Aída Doninelli (November 4, 1898 – 1996) was a Guatemalan soprano. She was the first opera singer from Guatemala to perform at the Metropolitan Opera.

==Biography==
Aída Doninelli was born on November 4, 1898 in Guatemala City, one of six surviving children of a family who emigrated from Italy from 1894 to 1901. Her parents were Antonio Doninelli and Angela Pozzi. Her father reportedly named her Aída because he had just returned from a performance of Verdi's Aida on the evening of her birth.

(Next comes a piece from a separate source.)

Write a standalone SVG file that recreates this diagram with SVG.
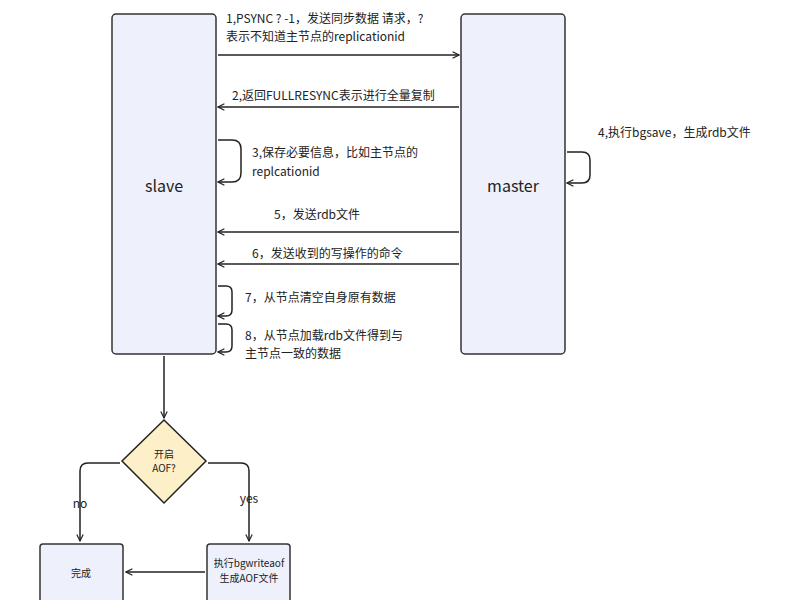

Doninelli studied under Susana Illescas de Palomo at the Colegio de La Concepción. She debuted as a soloist in a Panama Canal Zone concert for returning World War I soldiers. In 1922, against her father's wishes, she married Mexican cellist José Silvestre Véliz. The pair toured the United States, with Doninelli singing and Véliz as accompanist.

Doninelli made her debut at the Metropolitan Opera in 1928 in her namesake Aida as an unseen priestess, singing offstage. Other roles she performed at the Met included Frasquita in Bizet's Carmen, Musetta in Puccini's La Bohème, Ellen in Delibes' Lakmé, Irma in Gustave Charpentier's Louise, Poussette in Jules Massenet's Manon, Laura in Verdi's Luisa Miller, Mme. Seraskier in Deems Taylor's Peter Ibbetson, Lisa in Vincenzo Bellini's La Sonnambula, Jemmy in Rossini's Guillaume Tell, and minor roles in Wagner's Parsifal and Tannhäuser, Verdi's La Forza del Destino, Ottorino Respighi's La Campana Sommersa, and Ildebrando Pizzetti's Fra Gherardo. Tired of a lack of leading roles, she left for the San Carlo Opera Company.

In 1938, she returned to Guatemala. She taught at the Conservatorio Nacional de Música (Guatemala)] and was the cultural attaché for Guatemala in Mexico.